■ Stated problem ■
Without omitting anything, retype the data that follows.

Start

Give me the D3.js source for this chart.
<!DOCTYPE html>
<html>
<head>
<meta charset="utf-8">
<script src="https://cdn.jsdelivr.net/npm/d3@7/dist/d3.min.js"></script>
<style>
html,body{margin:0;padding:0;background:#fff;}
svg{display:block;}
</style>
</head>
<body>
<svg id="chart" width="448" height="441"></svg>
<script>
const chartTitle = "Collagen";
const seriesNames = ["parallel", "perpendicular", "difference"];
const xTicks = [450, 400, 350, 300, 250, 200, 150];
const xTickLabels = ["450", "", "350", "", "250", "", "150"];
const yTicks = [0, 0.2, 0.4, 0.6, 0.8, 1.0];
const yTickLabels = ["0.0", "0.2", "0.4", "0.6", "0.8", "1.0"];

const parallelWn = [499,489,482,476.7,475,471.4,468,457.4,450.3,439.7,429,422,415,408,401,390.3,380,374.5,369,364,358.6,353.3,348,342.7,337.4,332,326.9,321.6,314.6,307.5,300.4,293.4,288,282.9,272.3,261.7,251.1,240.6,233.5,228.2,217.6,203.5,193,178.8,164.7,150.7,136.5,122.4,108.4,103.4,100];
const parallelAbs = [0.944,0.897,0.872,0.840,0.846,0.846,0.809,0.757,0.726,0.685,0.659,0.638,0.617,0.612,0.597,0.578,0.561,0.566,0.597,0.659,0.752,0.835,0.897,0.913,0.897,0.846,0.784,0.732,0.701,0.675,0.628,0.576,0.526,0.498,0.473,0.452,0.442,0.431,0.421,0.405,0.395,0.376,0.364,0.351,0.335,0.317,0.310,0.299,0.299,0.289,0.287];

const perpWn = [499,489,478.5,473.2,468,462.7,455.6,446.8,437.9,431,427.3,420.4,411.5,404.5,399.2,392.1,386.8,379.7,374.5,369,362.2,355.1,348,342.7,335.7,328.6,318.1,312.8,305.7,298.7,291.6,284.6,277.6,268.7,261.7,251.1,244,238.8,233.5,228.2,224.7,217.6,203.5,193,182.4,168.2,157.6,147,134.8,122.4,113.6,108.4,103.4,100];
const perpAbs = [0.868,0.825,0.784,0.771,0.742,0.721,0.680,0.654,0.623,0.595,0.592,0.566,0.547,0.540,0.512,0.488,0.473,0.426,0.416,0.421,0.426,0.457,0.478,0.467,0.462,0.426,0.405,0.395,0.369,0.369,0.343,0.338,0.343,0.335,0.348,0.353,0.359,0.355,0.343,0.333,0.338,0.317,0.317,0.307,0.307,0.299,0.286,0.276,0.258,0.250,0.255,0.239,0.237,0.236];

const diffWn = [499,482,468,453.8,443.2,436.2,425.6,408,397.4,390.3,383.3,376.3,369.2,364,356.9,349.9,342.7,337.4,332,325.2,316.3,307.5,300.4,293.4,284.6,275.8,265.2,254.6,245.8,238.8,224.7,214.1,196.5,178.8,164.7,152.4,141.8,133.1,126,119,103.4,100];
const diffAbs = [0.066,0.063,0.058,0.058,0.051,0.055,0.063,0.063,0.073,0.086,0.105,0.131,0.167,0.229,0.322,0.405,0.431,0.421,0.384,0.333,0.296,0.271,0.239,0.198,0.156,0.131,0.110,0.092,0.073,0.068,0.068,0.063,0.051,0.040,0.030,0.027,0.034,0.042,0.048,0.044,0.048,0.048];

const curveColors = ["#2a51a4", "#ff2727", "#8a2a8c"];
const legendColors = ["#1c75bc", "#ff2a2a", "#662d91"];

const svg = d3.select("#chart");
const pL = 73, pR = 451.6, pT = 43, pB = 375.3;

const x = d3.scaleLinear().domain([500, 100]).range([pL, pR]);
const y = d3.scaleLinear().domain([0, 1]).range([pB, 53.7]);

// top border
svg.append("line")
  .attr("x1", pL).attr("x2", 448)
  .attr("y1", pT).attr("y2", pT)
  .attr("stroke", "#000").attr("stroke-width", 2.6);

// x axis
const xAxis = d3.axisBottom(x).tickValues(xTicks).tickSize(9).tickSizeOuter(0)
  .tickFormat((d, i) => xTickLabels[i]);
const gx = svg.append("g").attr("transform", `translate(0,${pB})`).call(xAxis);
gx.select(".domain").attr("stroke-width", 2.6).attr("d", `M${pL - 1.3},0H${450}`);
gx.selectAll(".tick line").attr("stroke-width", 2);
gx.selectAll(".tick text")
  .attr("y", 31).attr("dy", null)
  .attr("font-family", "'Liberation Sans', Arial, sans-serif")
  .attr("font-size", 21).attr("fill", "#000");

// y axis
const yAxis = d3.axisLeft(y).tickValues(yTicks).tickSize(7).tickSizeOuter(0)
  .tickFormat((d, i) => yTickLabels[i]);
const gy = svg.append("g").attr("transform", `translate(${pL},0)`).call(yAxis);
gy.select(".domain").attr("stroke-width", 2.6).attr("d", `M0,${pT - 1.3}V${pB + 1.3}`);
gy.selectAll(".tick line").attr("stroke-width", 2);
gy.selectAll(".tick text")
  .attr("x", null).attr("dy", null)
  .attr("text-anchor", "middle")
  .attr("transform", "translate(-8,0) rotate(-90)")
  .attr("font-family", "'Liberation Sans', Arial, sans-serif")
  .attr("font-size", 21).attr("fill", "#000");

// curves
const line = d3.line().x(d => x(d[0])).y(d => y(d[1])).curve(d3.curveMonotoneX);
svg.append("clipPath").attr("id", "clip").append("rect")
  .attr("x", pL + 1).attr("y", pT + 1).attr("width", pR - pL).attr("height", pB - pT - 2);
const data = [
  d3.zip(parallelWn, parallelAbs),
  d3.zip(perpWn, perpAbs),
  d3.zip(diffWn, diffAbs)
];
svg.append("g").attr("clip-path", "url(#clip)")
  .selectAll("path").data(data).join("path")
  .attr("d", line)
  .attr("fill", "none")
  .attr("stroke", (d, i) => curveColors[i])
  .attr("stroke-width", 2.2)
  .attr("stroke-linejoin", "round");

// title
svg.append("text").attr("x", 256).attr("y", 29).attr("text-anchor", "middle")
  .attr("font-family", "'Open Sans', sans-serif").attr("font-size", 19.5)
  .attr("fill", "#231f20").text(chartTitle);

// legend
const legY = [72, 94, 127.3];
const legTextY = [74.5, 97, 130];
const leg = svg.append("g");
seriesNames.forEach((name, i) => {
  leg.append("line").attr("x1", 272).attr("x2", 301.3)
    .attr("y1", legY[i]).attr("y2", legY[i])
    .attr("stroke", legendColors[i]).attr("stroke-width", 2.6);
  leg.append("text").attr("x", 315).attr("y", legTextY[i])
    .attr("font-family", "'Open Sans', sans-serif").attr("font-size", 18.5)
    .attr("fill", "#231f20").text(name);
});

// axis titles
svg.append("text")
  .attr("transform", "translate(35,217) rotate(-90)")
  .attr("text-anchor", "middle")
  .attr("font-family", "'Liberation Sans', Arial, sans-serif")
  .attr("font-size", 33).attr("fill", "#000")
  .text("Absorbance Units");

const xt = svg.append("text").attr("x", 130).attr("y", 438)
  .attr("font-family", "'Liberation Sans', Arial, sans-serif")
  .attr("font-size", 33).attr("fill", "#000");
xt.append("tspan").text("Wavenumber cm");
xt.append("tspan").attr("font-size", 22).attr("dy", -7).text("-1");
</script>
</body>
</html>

End

■ Output of the task ■
Give me the D3.js source for this chart.
<!DOCTYPE html>
<html>
<head>
<meta charset="utf-8">
<script src="https://cdn.jsdelivr.net/npm/d3@7/dist/d3.min.js"></script>
<style>
html,body{margin:0;padding:0;background:#fff;}
svg{display:block;}
</style>
</head>
<body>
<svg id="chart" width="448" height="441"></svg>
<script>
const chartTitle = "Collagen";
const seriesNames = ["parallel", "perpendicular", "difference"];
const xTicks = [450, 400, 350, 300, 250, 200, 150];
const xTickLabels = ["450", "", "350", "", "250", "", "150"];
const yTicks = [0, 0.2, 0.4, 0.6, 0.8, 1.0];
const yTickLabels = ["0.0", "0.2", "0.4", "0.6", "0.8", "1.0"];

const parallelWn = [499,489,482,476.7,475,471.4,468,457.4,450.3,439.7,429,422,415,408,401,390.3,380,374.5,369,364,358.6,353.3,348,342.7,337.4,332,326.9,321.6,314.6,307.5,300.4,293.4,288,282.9,272.3,261.7,251.1,240.6,233.5,228.2,217.6,203.5,193,178.8,164.7,150.7,136.5,122.4,108.4,103.4,100];
const parallelAbs = [0.944,0.897,0.872,0.840,0.846,0.846,0.809,0.757,0.726,0.685,0.659,0.638,0.617,0.612,0.597,0.578,0.561,0.566,0.597,0.659,0.752,0.835,0.897,0.913,0.897,0.846,0.784,0.732,0.701,0.675,0.628,0.576,0.526,0.498,0.473,0.452,0.442,0.431,0.421,0.405,0.395,0.376,0.364,0.351,0.335,0.317,0.310,0.299,0.299,0.289,0.287];

const perpWn = [499,489,478.5,473.2,468,462.7,455.6,446.8,437.9,431,427.3,420.4,411.5,404.5,399.2,392.1,386.8,379.7,374.5,369,362.2,355.1,348,342.7,335.7,328.6,318.1,312.8,305.7,298.7,291.6,284.6,277.6,268.7,261.7,251.1,244,238.8,233.5,228.2,224.7,217.6,203.5,193,182.4,168.2,157.6,147,134.8,122.4,113.6,108.4,103.4,100];
const perpAbs = [0.868,0.825,0.784,0.771,0.742,0.721,0.680,0.654,0.623,0.595,0.592,0.566,0.547,0.540,0.512,0.488,0.473,0.426,0.416,0.421,0.426,0.457,0.478,0.467,0.462,0.426,0.405,0.395,0.369,0.369,0.343,0.338,0.343,0.335,0.348,0.353,0.359,0.355,0.343,0.333,0.338,0.317,0.317,0.307,0.307,0.299,0.286,0.276,0.258,0.250,0.255,0.239,0.237,0.236];

const diffWn = [499,482,468,453.8,443.2,436.2,425.6,408,397.4,390.3,383.3,376.3,369.2,364,356.9,349.9,342.7,337.4,332,325.2,316.3,307.5,300.4,293.4,284.6,275.8,265.2,254.6,245.8,238.8,224.7,214.1,196.5,178.8,164.7,152.4,141.8,133.1,126,119,103.4,100];
const diffAbs = [0.066,0.063,0.058,0.058,0.051,0.055,0.063,0.063,0.073,0.086,0.105,0.131,0.167,0.229,0.322,0.405,0.431,0.421,0.384,0.333,0.296,0.271,0.239,0.198,0.156,0.131,0.110,0.092,0.073,0.068,0.068,0.063,0.051,0.040,0.030,0.027,0.034,0.042,0.048,0.044,0.048,0.048];

const curveColors = ["#2a51a4", "#ff2727", "#8a2a8c"];
const legendColors = ["#1c75bc", "#ff2a2a", "#662d91"];

const svg = d3.select("#chart");
const pL = 73, pR = 451.6, pT = 43, pB = 375.3;

const x = d3.scaleLinear().domain([500, 100]).range([pL, pR]);
const y = d3.scaleLinear().domain([0, 1]).range([pB, 53.7]);

// top border
svg.append("line")
  .attr("x1", pL).attr("x2", 448)
  .attr("y1", pT).attr("y2", pT)
  .attr("stroke", "#000").attr("stroke-width", 2.6);

// x axis
const xAxis = d3.axisBottom(x).tickValues(xTicks).tickSize(9).tickSizeOuter(0)
  .tickFormat((d, i) => xTickLabels[i]);
const gx = svg.append("g").attr("transform", `translate(0,${pB})`).call(xAxis);
gx.select(".domain").attr("stroke-width", 2.6).attr("d", `M${pL - 1.3},0H${450}`);
gx.selectAll(".tick line").attr("stroke-width", 2);
gx.selectAll(".tick text")
  .attr("y", 31).attr("dy", null)
  .attr("font-family", "'Liberation Sans', Arial, sans-serif")
  .attr("font-size", 21).attr("fill", "#000");

// y axis
const yAxis = d3.axisLeft(y).tickValues(yTicks).tickSize(7).tickSizeOuter(0)
  .tickFormat((d, i) => yTickLabels[i]);
const gy = svg.append("g").attr("transform", `translate(${pL},0)`).call(yAxis);
gy.select(".domain").attr("stroke-width", 2.6).attr("d", `M0,${pT - 1.3}V${pB + 1.3}`);
gy.selectAll(".tick line").attr("stroke-width", 2);
gy.selectAll(".tick text")
  .attr("x", null).attr("dy", null)
  .attr("text-anchor", "middle")
  .attr("transform", "translate(-8,0) rotate(-90)")
  .attr("font-family", "'Liberation Sans', Arial, sans-serif")
  .attr("font-size", 21).attr("fill", "#000");

// curves
const line = d3.line().x(d => x(d[0])).y(d => y(d[1])).curve(d3.curveMonotoneX);
svg.append("clipPath").attr("id", "clip").append("rect")
  .attr("x", pL + 1).attr("y", pT + 1).attr("width", pR - pL).attr("height", pB - pT - 2);
const data = [
  d3.zip(parallelWn, parallelAbs),
  d3.zip(perpWn, perpAbs),
  d3.zip(diffWn, diffAbs)
];
svg.append("g").attr("clip-path", "url(#clip)")
  .selectAll("path").data(data).join("path")
  .attr("d", line)
  .attr("fill", "none")
  .attr("stroke", (d, i) => curveColors[i])
  .attr("stroke-width", 2.2)
  .attr("stroke-linejoin", "round");

// title
svg.append("text").attr("x", 256).attr("y", 29).attr("text-anchor", "middle")
  .attr("font-family", "'Open Sans', sans-serif").attr("font-size", 19.5)
  .attr("fill", "#231f20").text(chartTitle);

// legend
const legY = [72, 94, 127.3];
const legTextY = [74.5, 97, 130];
const leg = svg.append("g");
seriesNames.forEach((name, i) => {
  leg.append("line").attr("x1", 272).attr("x2", 301.3)
    .attr("y1", legY[i]).attr("y2", legY[i])
    .attr("stroke", legendColors[i]).attr("stroke-width", 2.6);
  leg.append("text").attr("x", 315).attr("y", legTextY[i])
    .attr("font-family", "'Open Sans', sans-serif").attr("font-size", 18.5)
    .attr("fill", "#231f20").text(name);
});

// axis titles
svg.append("text")
  .attr("transform", "translate(35,217) rotate(-90)")
  .attr("text-anchor", "middle")
  .attr("font-family", "'Liberation Sans', Arial, sans-serif")
  .attr("font-size", 33).attr("fill", "#000")
  .text("Absorbance Units");

const xt = svg.append("text").attr("x", 130).attr("y", 438)
  .attr("font-family", "'Liberation Sans', Arial, sans-serif")
  .attr("font-size", 33).attr("fill", "#000");
xt.append("tspan").text("Wavenumber cm");
xt.append("tspan").attr("font-size", 22).attr("dy", -7).text("-1");
</script>
</body>
</html>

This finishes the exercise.